After this period, the model begins to run out of memory and the illusion falls apart.
Why are we lying about this? Just because it happens in the AI “black box” doesn’t mean it’s not producing some kind of code in the background to make this work. They even admit that it “runs out of memory.” Huh, last I checked, you’d need to be running code to use memory. The AI itself is made of code! No computer code or graphics, my ass.
Always a good look. /s
I mean, yes, technically you build and run AI models using code. The point is there is no code defining the game logic or graphical rendering. It’s all statistical predictions of what should happen next in a game of doom by a neural network. The entirety of the game itself is learned weights within the model. Nobody coded any part of the actual game. No code was generated to run the game. It’s entirely represented within the model.
What they’ve done is flattened and encoded every aspect of the doom game into the model which lets you play a very limited amount just by traversing the latent space.
In a tiny and linear game like Doom that’s feasible… And a horrendous use of resources.
It doesn’t even actually do that. It’s a glitchy mess.
This was a stable diffusion model trained on hundreds of thousands of images. This is actually a pretty small training set and a pretty lightweight model to train.
Custom / novel SD models are created and shared by hobbyists all the time. It’s something you can do with a Gaming PC, so it’s not any worse a resource waste than gaming.
I’m betting Google didn’t throw a lot of money at the “get it to play Doom” guys anyway.
Imagine you are shown what Doom looks like, are told what the player does, and then you draw the frames of what you think it should look like. While your brain is a computation device, you aren’t explicitly running a program. You are guessing what the drawings should look like based on previous games of Doom that you have watched.

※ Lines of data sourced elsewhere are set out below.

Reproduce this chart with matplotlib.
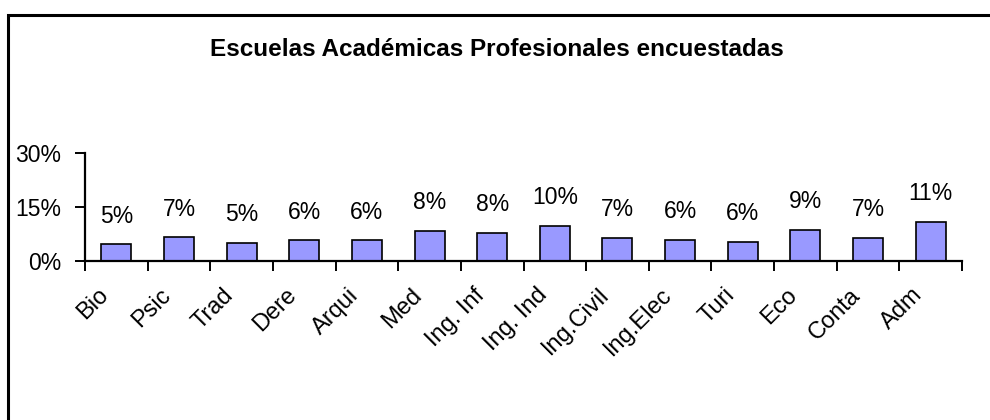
import matplotlib
matplotlib.use("Agg")
import matplotlib.pyplot as plt
from matplotlib.patches import Rectangle
from matplotlib.ticker import FixedLocator, NullFormatter
from matplotlib.transforms import ScaledTranslation

categories = ["Bio", "Psic", "Trad", "Dere", "Arqui", "Med", "Ing. Inf", "Ing. Ind",
              "Ing.Civil", "Ing.Elec", "Turi", "Eco", "Conta", "Adm"]
values = [4.6, 6.6, 5.0, 5.7, 5.7, 8.4, 7.8, 9.8, 6.5, 5.9, 5.4, 8.7, 6.5, 10.9]
labels = ["5%", "7%", "5%", "6%", "6%", "8%", "8%", "10%", "7%", "6%", "6%", "9%", "7%", "11%"]
yticks = [0, 15, 30]
ytick_labels = ["0%", "15%", "30%"]
title = "Escuelas Académicas Profesionales encuestadas"

plt.rcParams['font.family'] = ['Liberation Sans', 'DejaVu Sans']

W, H = 990, 420
fig = plt.figure(figsize=(W / 100, H / 100), dpi=100)
fig.patches.append(Rectangle((7.5 / W, -0.1), 1.2, (H - 15) / H + 0.1, transform=fig.transFigure,
                             fill=False, edgecolor='black', linewidth=2.2, zorder=0))

ax = fig.add_axes([85 / W, 1 - 261 / H, (962 - 85) / W, (261 - 153) / H])
x = list(range(len(categories)))
ax.bar(x, values, width=0.48, color='#9999FF', edgecolor='black', linewidth=1.2, zorder=2)
for xi, v, lab in zip(x, values, labels):
    ax.annotate(lab, (xi, v), xytext=(0, 12), textcoords='offset points',
                ha='center', va='bottom', fontsize=16.5)

ax.set_xlim(-0.5, len(categories) - 0.5)
ax.set_ylim(0, 30)
for s in ['top', 'right']:
    ax.spines[s].set_visible(False)
for s in ['left', 'bottom']:
    ax.spines[s].set_linewidth(1.6)
ax.set_yticks(yticks)
ax.set_yticklabels(ytick_labels, fontsize=16.5)
ax.tick_params(axis='y', length=7, width=1.4, pad=10)
ax.xaxis.set_major_locator(FixedLocator([i - 0.5 for i in range(len(categories) + 1)]))
ax.xaxis.set_major_formatter(NullFormatter())
ax.tick_params(axis='x', which='major', length=7, width=1.4, direction='out')

label_tr = ax.get_xaxis_transform() + ScaledTranslation(-19 / 100, -23 / 100, fig.dpi_scale_trans)
for xi, cat in zip(x, categories):
    ax.text(xi, 0, cat, transform=label_tr, rotation=45, ha='right', va='top',
            rotation_mode='anchor', fontsize=17)

fig.text(497 / W, 1 - 50 / H, title, ha='center', va='center', fontsize=17.5, fontweight='bold')

fig.savefig("out.png", dpi=100)
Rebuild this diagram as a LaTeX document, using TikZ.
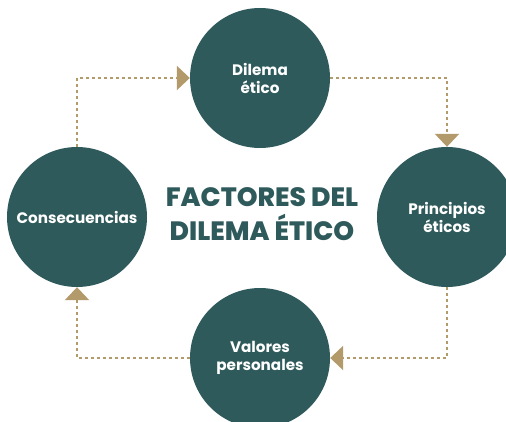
\documentclass[tikz,border=0pt]{standalone}
\usepackage{fontspec}
\setmainfont{Poppins}
\newfontfamily\heavyfont{Poppins ExtraBold}
\usetikzlibrary{arrows.meta, positioning}
\definecolor{teal}{HTML}{2F5A5B}
\definecolor{gold}{HTML}{B39A6A}

\begin{document}
\begin{tikzpicture}[
    x=1pt, y=-1pt,
    factor/.style={circle, fill=teal, minimum size=140pt, inner sep=0pt, align=center, text=white, font=\bfseries\fontsize{15.2}{18}\selectfont},
    flow/.style={-{Triangle[length=13pt, width=24pt]}, gold, line width=2.6pt, dash pattern=on 2.6pt off 3.4pt}
]
    \useasboundingbox (0,0) rectangle (506,422);
    \clip (0,0) rectangle (506,422);

    % Circles
    \node[factor] (dilema) at (260,78) {Dilema\\ético};
    \node[factor] (principios) at (447,217) {Principios\\éticos};
    \node[factor] (valores) at (260,358) {Valores\\personales};
    \node[factor] (consecuencias) at (77,217) {Consecuencias};

    % Title
    \node[text=teal, align=center, font=\heavyfont\fontsize{26.5}{34}\selectfont] (titulo) at (262,214) {FACTORES DEL\\DILEMA ÉTICO};

    % Cycle
    \draw[flow] (consecuencias.north) |- (dilema.west);
    \draw[flow] (dilema.east) -| (principios.north);
    \draw[flow] (principios.south) |- (valores.east);
    \draw[flow] (valores.west) -| (consecuencias.south);

\end{tikzpicture}
\end{document}
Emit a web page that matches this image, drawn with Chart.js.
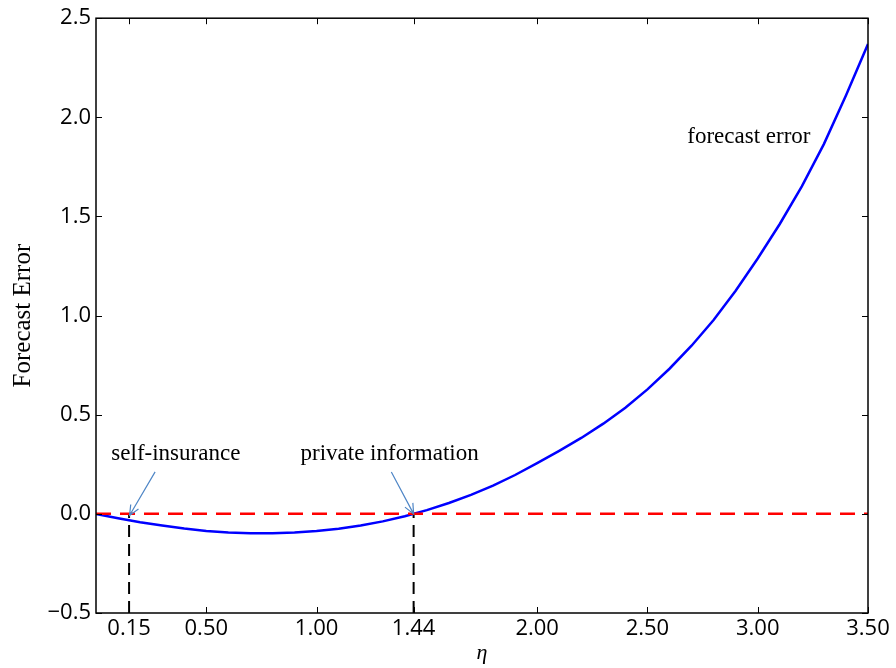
<!DOCTYPE html>
<html>
<head>
<meta charset="utf-8">
<script src="https://cdn.jsdelivr.net/npm/chart.js@4/dist/chart.umd.min.js"></script>
<style>
  html, body { margin: 0; padding: 0; background: #fff; }
  #wrap { width: 896px; height: 668px; }
</style>
</head>
<body>
<div id="wrap"><canvas id="c" width="896" height="668"></canvas></div>
<script>
// eta grid and the forecast error along it
const etaValues = [0.0, 0.1, 0.2, 0.3, 0.4, 0.5, 0.6, 0.7, 0.8, 0.9,
                   1.0, 1.1, 1.2, 1.3, 1.4, 1.5, 1.6, 1.7, 1.8, 1.9,
                   2.0, 2.1, 2.2, 2.3, 2.4, 2.5, 2.6, 2.7, 2.8, 2.9,
                   3.0, 3.1, 3.2, 3.3, 3.4, 3.5];
const errorValues = [0.000, -0.022, -0.042, -0.059, -0.074, -0.086, -0.094, -0.098, -0.098, -0.094,
                     -0.087, -0.075, -0.059, -0.038, -0.012, 0.019, 0.055, 0.096, 0.142, 0.196,
                     0.256, 0.318, 0.383, 0.455, 0.535, 0.628, 0.732, 0.848, 0.978, 1.125,
                     1.288, 1.462, 1.652, 1.865, 2.110, 2.370];

// zero reference line
const zeroLineEta = [0.0, 3.5];
const zeroLineValue = [0.0, 0.0];

// thresholds marked with vertical drop lines
const thresholdEta = [0.15, 1.44];

// axis ticks
const xTickValues = [0.15, 0.50, 1.00, 1.44, 2.00, 2.50, 3.00, 3.50];
const yTickValues = [-0.5, 0.0, 0.5, 1.0, 1.5, 2.0, 2.5];

// annotations: label, text anchor (eta, value), arrow start, arrow tip
const annotationLabels = ['self-insurance', 'private information'];
const annotationTextAt = [[0.362, 0.27], [1.331, 0.27]];
const annotationArrowFrom = [[0.268, 0.212], [1.339, 0.211]];
const annotationArrowTo = [[0.152, -0.008], [1.44, 0.0]];
const curveLabel = 'forecast error';
const curveLabelAt = [2.96, 1.87];

const SERIF = '"Liberation Serif", "DejaVu Serif", serif';
const SANS = '"Open Sans", "DejaVu Sans", sans-serif';

const toPoints = (xs, ys) => xs.map((x, i) => ({ x: x, y: ys[i] }));

const datasets = [
  {
    label: 'zero',
    data: toPoints(zeroLineEta, zeroLineValue),
    showLine: true,
    borderColor: '#ff0000',
    borderWidth: 2.5,
    borderDash: [15, 9],
    pointRadius: 0,
    order: 1
  },
  {
    label: 'forecast error',
    data: toPoints(etaValues, errorValues),
    showLine: true,
    borderColor: '#0000ff',
    borderWidth: 2.5,
    pointRadius: 0,
    tension: 0,
    order: 2
  }
];
thresholdEta.forEach(e => {
  datasets.push({
    label: 'threshold ' + e,
    data: [{ x: e, y: -0.5 }, { x: e, y: 0 }],
    showLine: true,
    borderColor: '#000000',
    borderWidth: 2,
    borderDash: [12, 7],
    pointRadius: 0,
    order: 3
  });
});

// frame, inward ticks on all four sides, and the text annotations
const framePlugin = {
  id: 'frame',
  afterDraw(chart) {
    const { ctx, chartArea: a, scales } = chart;
    const xs = scales.x, ys = scales.y;
    ctx.save();
    ctx.strokeStyle = '#000';
    ctx.lineWidth = 1.5;
    ctx.strokeRect(a.left, a.top, a.right - a.left, a.bottom - a.top);
    ctx.lineWidth = 1;
    const L = 6;
    ctx.beginPath();
    xTickValues.forEach(v => {
      const px = Math.round(xs.getPixelForValue(v)) + 0.5;
      ctx.moveTo(px, a.bottom); ctx.lineTo(px, a.bottom - L);
      ctx.moveTo(px, a.top); ctx.lineTo(px, a.top + L);
    });
    yTickValues.forEach(v => {
      const py = Math.round(ys.getPixelForValue(v)) + 0.5;
      ctx.moveTo(a.left, py); ctx.lineTo(a.left + L, py);
      ctx.moveTo(a.right, py); ctx.lineTo(a.right - L, py);
    });
    ctx.stroke();

    // annotation texts and arrows
    ctx.fillStyle = '#000';
    ctx.font = '23px ' + SERIF;
    ctx.textAlign = 'center';
    ctx.textBaseline = 'alphabetic';
    annotationLabels.forEach((t, i) => {
      const tx = xs.getPixelForValue(annotationTextAt[i][0]);
      const ty = ys.getPixelForValue(annotationTextAt[i][1]);
      ctx.fillText(t, tx, ty);
      const x0 = xs.getPixelForValue(annotationArrowFrom[i][0]);
      const y0 = ys.getPixelForValue(annotationArrowFrom[i][1]);
      const x1 = xs.getPixelForValue(annotationArrowTo[i][0]);
      const y1 = ys.getPixelForValue(annotationArrowTo[i][1]);
      ctx.strokeStyle = '#4f86c6';
      ctx.lineWidth = 1.2;
      ctx.beginPath();
      ctx.moveTo(x0, y0); ctx.lineTo(x1, y1);
      const ang = Math.atan2(y1 - y0, x1 - x0);
      const h = 11, spread = 0.42;
      ctx.moveTo(x1 - h * Math.cos(ang - spread), y1 - h * Math.sin(ang - spread));
      ctx.lineTo(x1, y1);
      ctx.lineTo(x1 - h * Math.cos(ang + spread), y1 - h * Math.sin(ang + spread));
      ctx.stroke();
    });
    ctx.fillText(curveLabel, xs.getPixelForValue(curveLabelAt[0]), ys.getPixelForValue(curveLabelAt[1]));
    ctx.restore();
  }
};

new Chart(document.getElementById('c'), {
  type: 'scatter',
  data: { datasets: datasets },
  options: {
    responsive: false,
    animation: false,
    layout: { padding: { top: 17, right: 28, left: 0, bottom: 0 } },
    plugins: { legend: { display: false }, tooltip: { enabled: false } },
    scales: {
      x: {
        type: 'linear',
        min: 0,
        max: 3.5,
        afterBuildTicks: s => { s.ticks = xTickValues.map(v => ({ value: v })); },
        afterFit: s => { s.height = 55; },
        grid: { display: false, drawTicks: false },
        border: { display: false },
        ticks: {
          color: '#000',
          font: { family: SANS, size: 22 },
          padding: 3,
          maxRotation: 0,
          autoSkip: false,
          callback: v => Number(v).toFixed(2)
        },
        title: {
          display: true,
          text: 'η',
          color: '#000',
          font: { family: SERIF, size: 22, style: 'italic' },
          padding: { top: 0, bottom: 2 }
        }
      },
      y: {
        type: 'linear',
        min: -0.5,
        max: 2.5,
        afterBuildTicks: s => { s.ticks = yTickValues.map(v => ({ value: v })); },
        afterFit: s => { s.width = 96; },
        grid: { display: false, drawTicks: false },
        border: { display: false },
        ticks: {
          color: '#000',
          font: { family: SANS, size: 22 },
          padding: 5,
          callback: v => Number(v).toFixed(1).replace('-', '\u2212')
        },
        title: {
          display: true,
          text: 'Forecast Error',
          color: '#000',
          font: { family: SERIF, size: 25 },
          padding: { top: 8, bottom: 0 }
        }
      }
    }
  },
  plugins: [framePlugin]
});
</script>
</body>
</html>
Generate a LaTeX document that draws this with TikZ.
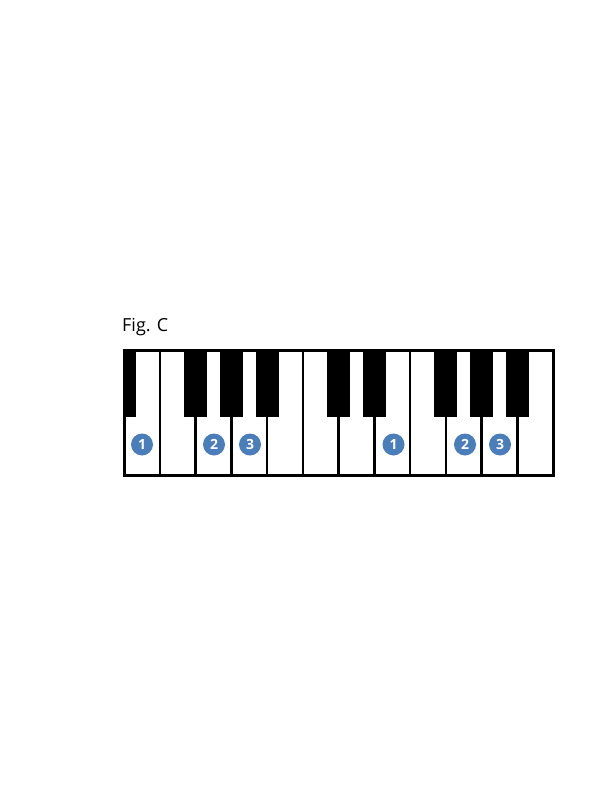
\documentclass[tikz,border=0pt]{standalone}
\usepackage{fontspec}
\setmainfont{Open Sans}
\usetikzlibrary{positioning}
\definecolor{fingerblue}{RGB}{74,126,187}
\tikzset{
  whitekey/.style={draw=black, fill=white, line width=2.5pt},
  blackkey/.style={fill=black},
  finger/.style={circle, fill=fingerblue, text=white, minimum size=22pt, inner sep=0pt, font=\fontsize{14}{14}\selectfont\bfseries},
}
\begin{document}
\begin{tikzpicture}[x=1pt,y=-1pt]
  \useasboundingbox (0,0) rectangle (612,792);
  % Title
  \node[anchor=base west, inner sep=0pt, font=\fontsize{18}{22}\selectfont] (title) at (122,331) {Fig. C};
  % White keys
  \foreach \k in {0,...,11}
    \draw[whitekey] ({124+35.75*\k},350) rectangle ({124+35.75*(\k+1)},475);
  % Black keys
  \fill[blackkey] (124,350) rectangle (135.5,417);
  \foreach \k in {2,3,4,6,7,9,10,11}
    \fill[blackkey] ({124+35.75*\k-11.5},350) rectangle ({124+35.75*\k+11.5},417);
  % Frame
  \draw[line width=3pt] (124,350) rectangle (553,475);
  % Fingers
  \node[finger] (fa1) at (142,444.5) {1};
  \node[finger] (fa2) at (214,444.5) {2};
  \node[finger] (fa3) at (250,444.5) {3};
  \node[finger] (fb1) at (393.5,444.5) {1};
  \node[finger] (fb2) at (465,444.5) {2};
  \node[finger] (fb3) at (500,444.5) {3};
\end{tikzpicture}
\end{document}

Maybe they should have specified , the Doom Source Code
This would be like playing DnD where you see a painting and describe what you would do next as if you were the painting and they an artists painted the next scene for you.
The artists isn’t rolling dice, following the rule book, or any actual game elements they ate just painting based on the last painting and your description of the next.
Its incredibly nove approchl if not obviously a toy problem.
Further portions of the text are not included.